The building’s entrance and ground floor has just been restored to the original Holabird & Roche design, which involved recreation of the elaborate terra cotta entrance, largely destroyed in the 1933 remodeling as the Champlain Building.

The restoration also involved bringing back the brick piers which originally defined the ground floor, lost in the 1947 Skidmore, Owings and Merrill transformation into a TWA ticket office.

That’s 1947.

That’s today.

There is a lot of fascinating history here: When TWA was selling airplane tickets here in 1947, Ludwig Mies van der Rohe was on the 9th floor designing the Farnsworth House.

Thirty years later, my father had a travel business in the building. The TWA ticket office turned into a restaurant and then later into a bank and again into a restaurant before closing a half dozen years ago. Our program began in the building in 1993, the same year it was DENIED landmark status. Later in the 1990s it was landmarked as part of the Jeweler’s Row district. A controversial project saved the facades of three Jeweler’s Row buildings for the new 80-story Legacy highrise. That project is responsible for the restoration of the Sharp Building’s ground floor, which has just debuted this month.

It is exciting for our historic preservation graduate students to work in a building that is seeing such a sensitive restoration, expecially after the disappointing replacement of most of the original windows a decade ago.

That’s the BEFORE – note the profile and depth.

That’s the AFTER – butchered and blinded. And they’re aluminum which means they are REALLY COLD right now.
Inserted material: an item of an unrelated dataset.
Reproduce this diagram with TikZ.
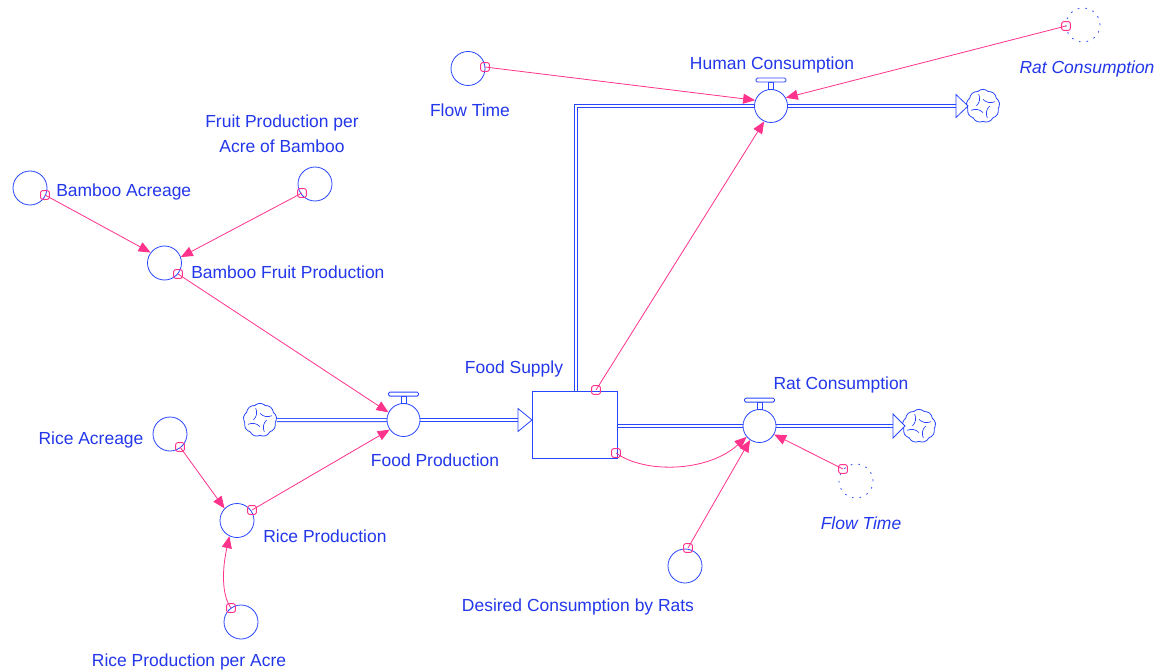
\documentclass[tikz,border=0pt]{standalone}
\usepackage{fontspec}
\setmainfont{Liberation Sans}
\usetikzlibrary{arrows.meta,shapes.symbols}
\definecolor{lblue}{RGB}{40,70,255}
\definecolor{tblue}{RGB}{35,55,235}
\definecolor{lpink}{RGB}{255,50,140}
\begin{document}
\begin{tikzpicture}[x=0.75pt,y=-0.75pt,
 aux/.style={circle,draw=lblue,line width=0.6pt,minimum size=25.5pt,inner sep=0pt},
 ghost/.style={aux,dash pattern=on 1.2pt off 4.5pt},
 valvec/.style={circle,draw=lblue,line width=0.6pt,minimum size=24.75pt,inner sep=0pt,fill=white},
 stockbox/.style={rectangle,draw=lblue,line width=0.6pt,minimum width=63.75pt,minimum height=50.25pt,inner sep=0pt},
 conn/.style={rectangle,draw=lpink,line width=0.7pt,minimum size=6.5pt,inner sep=0pt,rounded corners=1.5pt},
 link/.style={draw=lpink,line width=0.6pt,-{Triangle[length=9pt,width=7.5pt]}},
 pipe/.style={draw=lblue,line width=0.6pt,double=white,double distance=1.8pt},
 pipetip/.style={draw=lblue,line width=0.6pt,fill=white},
 handle/.style={draw=lblue,line width=0.6pt,fill=white},
 lbl/.style={text=tblue,font=\fontsize{13.1}{15.5}\selectfont,inner sep=0pt,yshift=-1.5pt},
 ilbl/.style={text=tblue,font=\fontsize{13.1}{15.5}\selectfont\itshape,inner sep=0pt,yshift=-1.5pt},
 cloudn/.style={cloud,cloud puffs=9,cloud puff arc=90,aspect=1,draw=lblue,line width=0.6pt,minimum width=25pt,minimum height=25pt,inner sep=0pt,fill=white},
 swirl/.style={draw=lblue,line width=0.5pt}
]
\useasboundingbox (0,0) rectangle (1159,670);
\fill[white] (0,0) rectangle (1159,670);

% auxiliaries
\node[aux] (ba) at (30,188) {};
\node[aux] (fpa) at (315,184) {};
\node[aux] (bfp) at (164.5,263) {};
\node[aux] (ra) at (170,434) {};
\node[aux] (rp) at (237,520.5) {};
\node[aux] (rpa) at (241,622) {};
\node[aux] (ft) at (468,68.5) {};
\node[aux] (dc) at (685,566) {};
\node[ghost] (rcg) at (1083,25) {};
\node[ghost] (ftg) at (856,481) {};

% stock
\node[stockbox] (fs) at (574.5,424.5) {};

% clouds
\node[cloudn] (cl1) at (260,420) {};
\node[cloudn] (cl2) at (919,426) {};
\node[cloudn] (cl3) at (983,106) {};
\foreach \c in {cl1,cl2,cl3}{
  \foreach \a in {20,110,200,290}{
    \draw[swirl] ([shift={(\a:9.5pt)}]\c.center) to[bend left=35] ([shift={(\a+70:5pt)}]\c.center);
  }
}

% pipe helper coordinates
\coordinate (t1) at (532,420);
\coordinate (t2) at (905,426);
\coordinate (t3) at (968,106);
\coordinate (h0) at (576,391);
\coordinate (h1) at (576,106);
\coordinate (r0) at (617,426);

% pipes
\draw[pipe] (cl1.east) -- (387,420);
\draw[pipe] (420,420) -- ([xshift=-10.5pt]t1);
\draw[pipe] (r0) -- (744,426);
\draw[pipe] (775,426) -- ([xshift=-9pt]t2);
\draw[pipe] (h0) -- (h1) -- (755,106);
\draw[pipe] (787,106) -- ([xshift=-9pt]t3);
\draw[pipetip] ([xshift=-10.5pt,yshift=8.6pt]t1) -- (t1) -- ([xshift=-10.5pt,yshift=-8.6pt]t1) -- cycle;
\draw[pipetip] ([xshift=-9pt,yshift=9pt]t2) -- (t2) -- ([xshift=-9pt,yshift=-9pt]t2) -- cycle;
\draw[pipetip] ([xshift=-9pt,yshift=8.6pt]t3) -- (t3) -- ([xshift=-9pt,yshift=-8.6pt]t3) -- cycle;
\node[stockbox] at (fs) {};

% valves
\node[valvec] (fp) at (403.5,420) {};
\node[valvec] (rc) at (759.5,426) {};
\node[valvec] (hc) at (771,106) {};
\foreach \v in {fp,rc,hc}{
  \draw[handle] ([xshift=-1.9pt]\v.north) rectangle ++(5,-7);
  \draw[handle,rounded corners=1pt] ([xshift=-11.25pt,yshift=5.25pt]\v.north) rectangle ++(30,-4);
}

% connectors (link origins)
\node[conn] (cba) at (45,195) {};
\node[conn] (cfpa) at (302,193) {};
\node[conn] (cbfp) at (178,274) {};
\node[conn] (cra) at (180,447) {};
\node[conn] (crp) at (252,510) {};
\node[conn] (crpa) at (231,608) {};
\node[conn] (cfs1) at (596,390) {};
\node[conn] (cfs2) at (616,453) {};
\node[conn] (cdc) at (688,548) {};
\node[conn] (cftg) at (843,469) {};
\node[conn] (cft) at (485,67) {};
\node[conn] (crcg) at (1066,26) {};

% links
\draw[link] (cba.center) -- (bfp.143);
\draw[link] (cfpa.center) -- (bfp.20);
\draw[link] (cbfp.center) -- (fp.153);
\draw[link] (crp.center) -- (fp.215);
\draw[link] (cra.center) -- (rp.136);
\draw[link] (crpa.center) .. controls (223,597) and (221,575) .. (rp.244);
\draw[link] (cfs1.center) -- (hc.-114);
\draw[link] (cft.center) -- (hc.160);
\draw[link] (crcg.center) -- (hc.29);
\draw[link] (cfs2.center) .. controls (645,474) and (708,472) .. (rc.220);
\draw[link] (cdc.center) -- (rc.-124);
\draw[link] (cftg.center) -- (rc.-30);

% labels
\node[lbl,align=center] (lfpa) at (282,132) {Fruit Production per\\[3pt]Acre of Bamboo};
\node[lbl,anchor=west] (lba) at (56,190) {Bamboo Acreage};
\node[lbl,anchor=west] (lbfp) at (191,270) {Bamboo Fruit Production};
\node[lbl] (lra) at (91,438) {Rice Acreage};
\node[lbl,anchor=west] (lrp) at (263,534) {Rice Production};
\node[lbl] (lrpa) at (189,660) {Rice Production per Acre};
\node[lbl] (lfp) at (435,458) {Food Production};
\node[lbl] (lfs) at (514,367) {Food Supply};
\node[lbl] (lrc) at (841,383) {Rat Consumption};
\node[lbl] (lft) at (470,108) {Flow Time};
\node[lbl] (lhc) at (772,63) {Human Consumption};
\node[ilbl] (lrcg) at (1087,67) {Rat Consumption};
\node[ilbl] (lftg) at (861,521) {Flow Time};
\node[lbl] (ldc) at (578,605) {Desired Consumption by Rats};
\end{tikzpicture}
\end{document}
This was one of the events which kicked off my window rants back in ’01. Our class even produced alternatives to replacement, to no avail.

The lobby has bits of each period – we apparently still have – in storage – the elevator doors decorated with relief French and Indian figures during the 1933 remodeling by onetime SAIC dean Hubert Ropp, who also designed lunette murals, long lost to a dropped ceiling.

My BFA students are exploring all of these themes as well as the history of the corner of Monroe and Wabash, which includes the legendary Palmer House hotel, and the Sullivan facades recently revealed on Wabash Avenue across the street, on buildings incorporated into the Louis Sullivan designed Carson Pirie Scott store at the turn of the last century.

It is a great place to work, and an especially great place to teach the many arts and sciences of heritage conservation.